Published: 18 October 2010
Pages: 121

Introduction

The new Unit Titles Act 2010 presents a challenge to all property practitioners as it represents an almost complete rethink of the way unit title developments will operate.  This booklet looks at a number of the new concepts and explain those by way of a practical examination of the issues.

The much discussed repeal of the Foreshore and Seabed Act 2004 has resulted in the introduction of the Marine and Coastal Area (Takutai Moana) Bill in September 2010.  This booklet looks at the Bill in detail and discusses the key concepts being introduced and the implications of those changes on the way the foreshore is used.

It also explores some of the latest decisions on credit contracts. When is a credit contract a buy-back transaction? What protection does the Credit Contracts and Consumer Finance Act 2003 provide, and can the oppression provisions capture companies such as Blue Chip? When would you argue fraud as an alternative action?  The position of the mortgagee in any such transaction has attracted considerable judicial attention recently.  All practitioners must now appreciate the effect of the Supreme Court’s decision in Nathan v Dollars and Sense Finance Limited [2008] 2 NZLR 557 which has direct relevance to the safety or otherwise of the mortgagee in a credit contract.  Dollars and Sense demonstrates an important shift in judicial thinking.  While previous mortgagees have been protected from their agents’ fraud by the imputation of knowledge principle, the Supreme Court might now target the mortgagee on the ground of vicarious liability. The mortgagee has to account for its risk-taking.  Is Blue Chip liable for the representations of its agents in their marketing and selling of apartments?
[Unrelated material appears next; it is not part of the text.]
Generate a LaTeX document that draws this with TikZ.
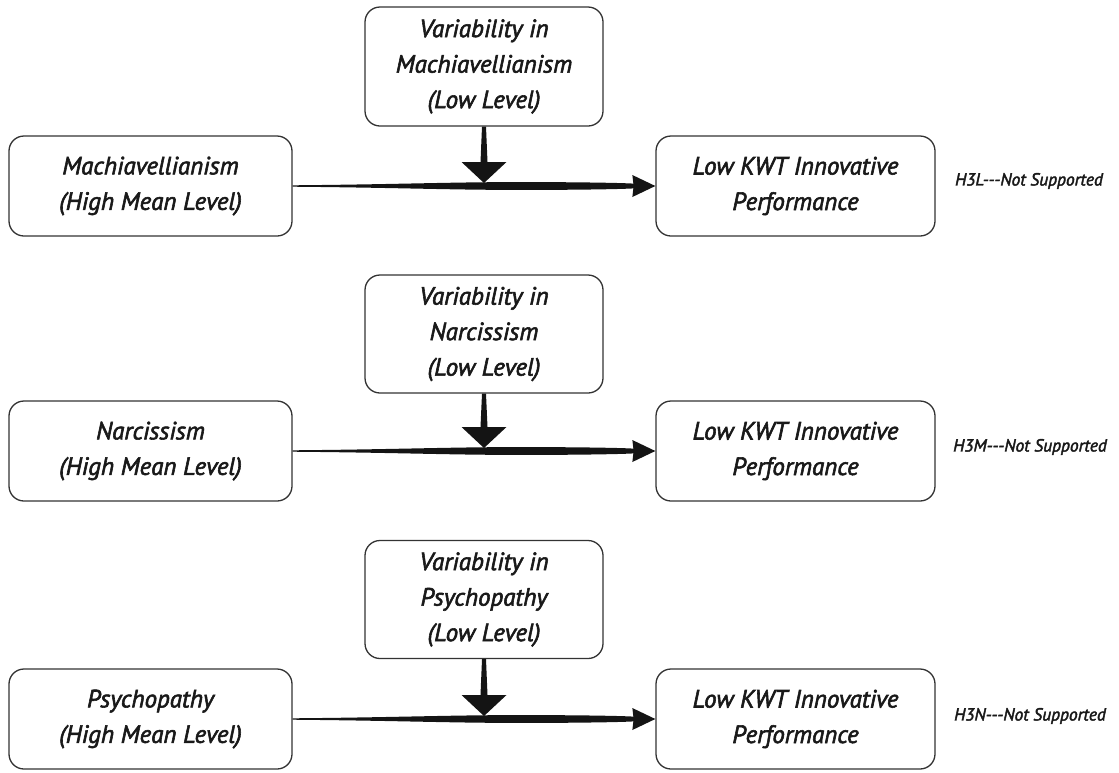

Landlocked land litigation continues to explore new areas. We look at three recent decisions that address the following questions: is an upstairs apartment a “piece of land” thus coming within the statutory landlocked land provisions (ss 326-331 Property Law Act 2007)?  Does the word “right” in the definition of “reasonable access” mean a right to apply for a resource consent thus allowing, for instance, an owner who has not yet gained resource consent for a bottling plant to apply for road access through his neighbour’s vineyard?  In what circumstances will the courts still hold that vehicular access is not necessary in 2010?

The leaky home saga continues to generate much litigation. This booklet examines the Court of Appeal decision involving the Sunset Terraces development and focuses specifically on the liability of the local authority and what parties can sue it.
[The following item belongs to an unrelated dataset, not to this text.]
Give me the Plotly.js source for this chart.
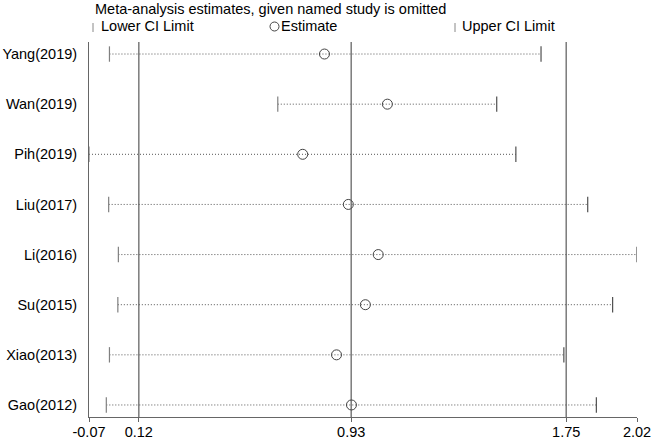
<!DOCTYPE html>
<html>
<head>
<meta charset="utf-8">
<script src="https://cdn.plot.ly/plotly-3.0.1.min.js"></script>
<style>html,body{margin:0;padding:0;background:#fff;}#chart{width:660px;height:440px;}</style>
</head>
<body>
<div id="chart"></div>
<script>
// ---- data ----
var studies  = ["Yang(2019)", "Wan(2019)", "Pih(2019)", "Liu(2017)", "Li(2016)", "Su(2015)", "Xiao(2013)", "Gao(2012)"];
var lowerCI  = [0.008, 0.650, -0.070, 0.005, 0.042, 0.040, 0.008, -0.004];
var estimate = [0.828, 1.068, 0.745, 0.919, 1.033, 0.984, 0.874, 0.931];
var upperCI  = [1.654, 1.485, 1.558, 1.832, 2.020, 1.927, 1.741, 1.865];
var refLines = [0.12, 0.93, 1.75];
var xTicks   = [-0.07, 0.12, 0.93, 1.75, 2.02];
var xTickText = ["-0.07", "0.12", "0.93", "1.75", "2.02"];

// ---- build ----
var n = studies.length;
var ypos = studies.map(function (s, i) { return n - i; });

var lx = [], ly = [];
for (var i = 0; i < n; i++) {
  lx.push(lowerCI[i], upperCI[i], null);
  ly.push(ypos[i], ypos[i], null);
}
var lineCol = "#555555";

var traces = [
  { type: "scatter", mode: "lines", x: lx, y: ly, hoverinfo: "skip",
    line: { color: lineCol, width: 1, dash: "1px,2px" }, showlegend: false },
  { type: "scatter", mode: "markers", x: lowerCI, y: ypos, name: "Lower CI Limit",
    marker: { symbol: "line-ns-open", size: 11, color: "#808080", line: { color: "#808080", width: 1.2 } }, showlegend: false },
  { type: "scatter", mode: "markers", x: upperCI, y: ypos, name: "Upper CI Limit",
    marker: { symbol: "line-ns-open", size: 11, color: "#505050", line: { color: "#505050", width: 1.2 } }, showlegend: false },
  { type: "scatter", mode: "markers", x: estimate, y: ypos, name: "Estimate",
    marker: { symbol: "circle-open", size: 10, color: "#444444", line: { color: "#444444", width: 1 } }, showlegend: false }
];

var L = 89, R = 637, T = 42, B = 417;
var W = R - L, H = B - T;
function px(x) { return (x - L) / W; }
function py(y) { return (B - y) / H; }

var shapes = refLines.map(function (v) {
  return { type: "line", xref: "x", yref: "paper", x0: v, x1: v, y0: 0, y1: 1,
           line: { color: "#7a7a7a", width: 1.5 }, layer: "below" };
});
// legend symbols
shapes.push({ type: "line", xref: "paper", yref: "paper", x0: px(93), x1: px(93), y0: py(32), y1: py(23), line: { color: "#888888", width: 1 } });
shapes.push({ type: "circle", xref: "paper", yref: "paper", x0: px(270), x1: px(279), y0: py(31), y1: py(22), line: { color: "#444444", width: 1 } });
shapes.push({ type: "line", xref: "paper", yref: "paper", x0: px(455), x1: px(455), y0: py(32), y1: py(23), line: { color: "#888888", width: 1 } });

var f = { family: "Liberation Sans, Arial, sans-serif", size: 14.5, color: "#000000" };
var annotations = [
  { xref: "paper", yref: "paper", x: px(93), y: py(9), xanchor: "left", yanchor: "middle",
    text: "Meta-analysis estimates, given named study is omitted", showarrow: false, font: f },
  { xref: "paper", yref: "paper", x: px(99), y: py(26), xanchor: "left", yanchor: "middle",
    text: "Lower CI Limit", showarrow: false, font: f },
  { xref: "paper", yref: "paper", x: px(279), y: py(26), xanchor: "left", yanchor: "middle",
    text: "Estimate", showarrow: false, font: f },
  { xref: "paper", yref: "paper", x: px(460), y: py(26), xanchor: "left", yanchor: "middle",
    text: "Upper CI Limit", showarrow: false, font: f }
];

var layout = {
  width: 660, height: 440,
  margin: { l: L, r: 660 - R, t: T, b: 440 - B, pad: 0 },
  paper_bgcolor: "#ffffff", plot_bgcolor: "#ffffff",
  font: f,
  showlegend: false,
  xaxis: {
    range: [-0.07, 2.02], tickmode: "array", tickvals: xTicks, ticktext: xTickText,
    showgrid: false, zeroline: false, showline: true, linecolor: "#666666", linewidth: 1,
    ticks: "outside", ticklen: 4, tickcolor: "#666666", tickfont: f, ticklabelstandoff: -2
  },
  yaxis: {
    range: [0.76, 8.24], tickmode: "array", tickvals: ypos, ticktext: studies,
    showgrid: false, zeroline: false, showline: true, linecolor: "#666666", linewidth: 1,
    ticks: "", ticklabelstandoff: 8, tickfont: f
  },
  shapes: shapes,
  annotations: annotations
};

Plotly.newPlot("chart", traces, layout, { staticPlot: true, displayModeBar: false });
</script>
</body>
</html>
It also examines the new provisions in the Property Law Act 2007 that concern dispositions that prejudice creditors (ss 344-350) and explains that for the current, and undoubtedly lengthy, transition period, practitioners need to be aware of the Supreme Court’s ruling in Regal Castings Ltd v Lightbody [2009] 2 NZLR 433.
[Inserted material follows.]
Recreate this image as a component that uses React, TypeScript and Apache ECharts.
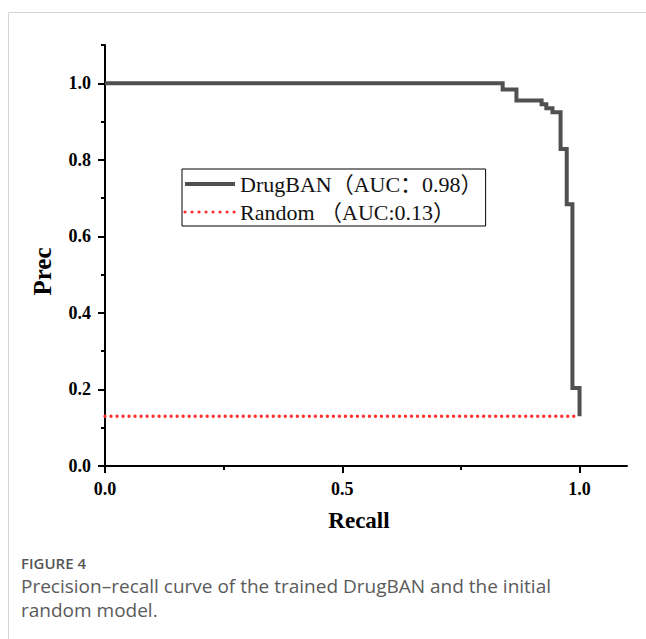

The offer-back provisions of the Public Works Act 1981 (s 40) continue to test judicial minds. Treaty claims add to the complexity.  Four decisions that involve the following landmarks are: the Queenstown pre-school, Auckland International Airport, the bus terminal in Wellington, and the army hall land on the Whakatane River waterfront that has been the subject of a long running dispute between the Whakatane District Council and Te Runanga O Ngati Awa.